All three macro fertilisers behave differently when it comes to replenishment and to maintain certain levels as replenishment capital. It is possible to build nitrogen capital and phosphate capital reserves in the soils. Potassium is not possible, but nitrogen in inorganic systems is also not possible to maintain in the soils, so it must be in the organic system. It is then possible for the crops to pick this reserve nitrogen and phosphate and for this to be replenished.

The return from such capital is used for many years and is like an endowment fund provided it is with good management as the ‘principal’ can remain at a high level.

Capital nitrogen consists of the active slow pools of soil organic nitrogen.

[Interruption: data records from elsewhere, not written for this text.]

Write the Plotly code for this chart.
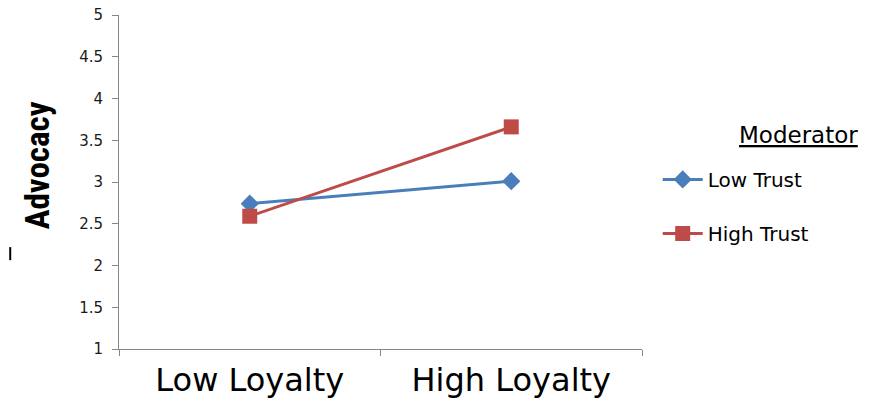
import plotly.graph_objects as go

categories = ["Low Loyalty", "High Loyalty"]
low_trust = [2.74, 3.01]
high_trust = [2.59, 3.66]
series_names = ["Low Trust", "High Trust"]
y_ticks = [1, 1.5, 2, 2.5, 3, 3.5, 4, 4.5, 5]
y_ticktext = ["1", "1.5", "2", "2.5", "3", "3.5", "4", "4.5", "5"]

fig = go.Figure()
fig.add_trace(go.Scatter(
    x=categories, y=low_trust, name=series_names[0], mode="lines+markers",
    legendgroup="a",
    line=dict(color="#4A7EBB", width=3),
    marker=dict(symbol="diamond", size=14, color="#4A7EBB"),
))
fig.add_trace(go.Scatter(
    x=categories, y=high_trust, name=series_names[1], mode="lines+markers",
    legendgroup="b",
    line=dict(color="#BE4B48", width=3),
    marker=dict(symbol="square", size=15, color="#BE4B48"),
))

fig.update_layout(
    width=869, height=401,
    margin=dict(l=119, r=227, t=15, b=52),
    paper_bgcolor="white", plot_bgcolor="white",
    showlegend=True,
    legend=dict(
        x=1.03, y=0.566, xanchor="left", yanchor="top",
        font=dict(family="DejaVu Sans", size=20, color="#000000"),
        tracegroupgap=25, itemwidth=40,
        bgcolor="rgba(0,0,0,0)",
    ),
    xaxis=dict(
        type="category", range=[-0.5, 1.5], automargin=False,
        showline=True, linecolor="#868686", linewidth=1,
        ticks="outside", tickson="boundaries", ticklen=6, tickcolor="#868686",
        ticklabelstandoff=3,
        showgrid=False, zeroline=False,
        tickfont=dict(family="DejaVu Sans", size=32, color="#000000"),
    ),
    yaxis=dict(
        range=[1, 5], tickvals=y_ticks, ticktext=y_ticktext, automargin=False,
        showline=True, linecolor="#868686", linewidth=1,
        ticks="outside", ticklen=6, tickcolor="#868686", ticklabelstandoff=6,
        showgrid=False, zeroline=False,
        tickfont=dict(family="DejaVu Sans", size=15, color="#1a1a1a"),
    ),
    annotations=[
        dict(text="Advocacy", xref="paper", yref="paper", x=-0.157, y=0.55,
             xanchor="center", yanchor="middle",
             textangle=-90, showarrow=False,
             font=dict(family="Liberation Sans Narrow, Arial Narrow, Roboto Condensed, sans-serif",
                       size=33, color="#000000", weight="bold")),
        dict(text="<u>Moderator</u>", xref="paper", yref="paper", x=1.417, y=0.64,
             xanchor="right", yanchor="middle", showarrow=False,
             font=dict(family="DejaVu Sans", size=23, color="#000000")),
    ],
    shapes=[
        dict(type="line", xref="paper", yref="paper", x0=-0.208, x1=-0.208,
             y0=0.266, y1=0.305, line=dict(color="#000000", width=2)),
    ],
)

fig.write_html("out.html")
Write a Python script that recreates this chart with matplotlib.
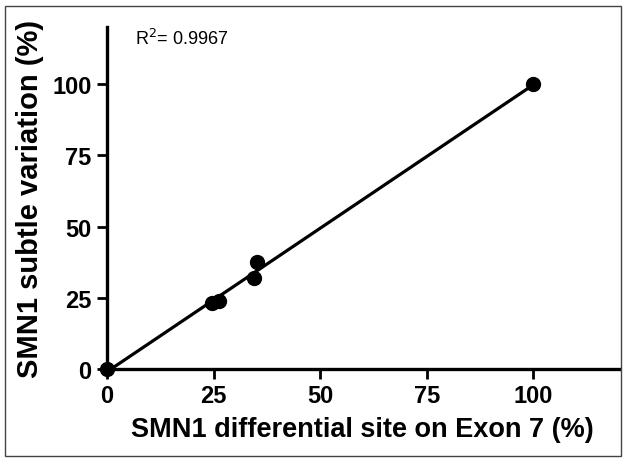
import numpy as np
import matplotlib.pyplot as plt
from matplotlib.patches import Rectangle

# data
x_exon7 = [0, 24.7, 26.3, 34.5, 35.2, 100]
y_subtle = [0, 23.3, 24.0, 31.8, 37.5, 100]
ticks = [0, 25, 50, 75, 100]
r2_text = 'R$^2$= 0.9967'

plt.rcParams['font.family'] = ['Liberation Sans', 'DejaVu Sans']

fig = plt.figure(figsize=(6.24, 4.6), dpi=100)
ax = fig.add_axes([0.1715, 0.1957, 0.82, 0.743])

slope, icpt = np.polyfit(x_exon7, y_subtle, 1)
xl = np.array([0, 100])
ax.plot(xl, slope * xl + icpt, color='black', lw=2.3, zorder=2)
ax.plot(x_exon7, y_subtle, 'o', color='black', ms=10, clip_on=False, zorder=3)

ax.set_xlim(0, 120)
ax.set_ylim(0, 120)
ax.set_xticks(ticks)
ax.set_yticks(ticks)
for s in ['top', 'right']:
    ax.spines[s].set_visible(False)
for s in ['left', 'bottom']:
    ax.spines[s].set_linewidth(2.4)
ax.tick_params(width=2, length=7, labelsize=17, pad=4)
for lab in ax.get_xticklabels() + ax.get_yticklabels():
    lab.set_fontweight('bold')

ax.set_xlabel('SMN1 differential site on Exon 7 (%)', fontsize=19.5, fontweight='bold', labelpad=6)
ax.set_ylabel('SMN1 subtle variation (%)', fontsize=21, fontweight='bold', labelpad=6)

ax.text(6.5, 114, r2_text, fontsize=13)

fig.patches.append(Rectangle((0.008, 0.006), 0.987, 0.979, transform=fig.transFigure,
                             fill=False, edgecolor='#444444', lw=1))

fig.savefig('out.png', dpi=100)
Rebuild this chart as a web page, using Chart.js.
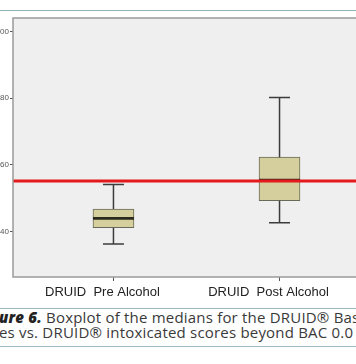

Plant available nitrogen comes from several sources: the mineralisation of soil organic nitrogen pool, nitrogen fertilisers, and the decomposition of organic inputs such as plant biomass and animal manures.

Biological nitrogen fixation becomes an input when the leaves of nitrogen fixing species that have been added to the soil begin to decompose. New adventures in these decomposition procedures are the bio-generators and the EM technology that are now becoming important.

The hard facts have never been evaluated. For instance, the recovery by plants from inorganic fertiliser nitrogen in Pakistan is 27 per cent. Organic inputs have an important advantage over inorganic fertilisers since they build nutrient capital. Much of the organic fertiliser nitrogen utilised by the crops is incorporated into active pools of soil organic matter because these organic inputs also provide the carbon needed as energy for microbial immobilisation. Rapidly available carbon is often low in nutrients–depleted soils, and microorganisms need a carbon substrate to form soil organic matter.

Inorganic fertilisers do not contain such carbon sources. The circumstances of the small farmers are important and policies must fit the requirement of these small farmers or they will be swamped by the rising prices.

No one gains in such a situation; the system will suffer and affect the food production system. There are ways of replenishment of and capturing deep nitrates that are untapped in the subsoil nitrogen through better management practices.

Similar, but more difficult, is the exercise to be done for phosphate fertiliser. The difficult is not the science but the ability to foresee and to take long-term decisions. The fear created by the ungodly executives of the MNCs and their surrogates is astonishingly myopic and is indicative of the power to fragment decision making in the agriculture sector so that there are few beneficiaries.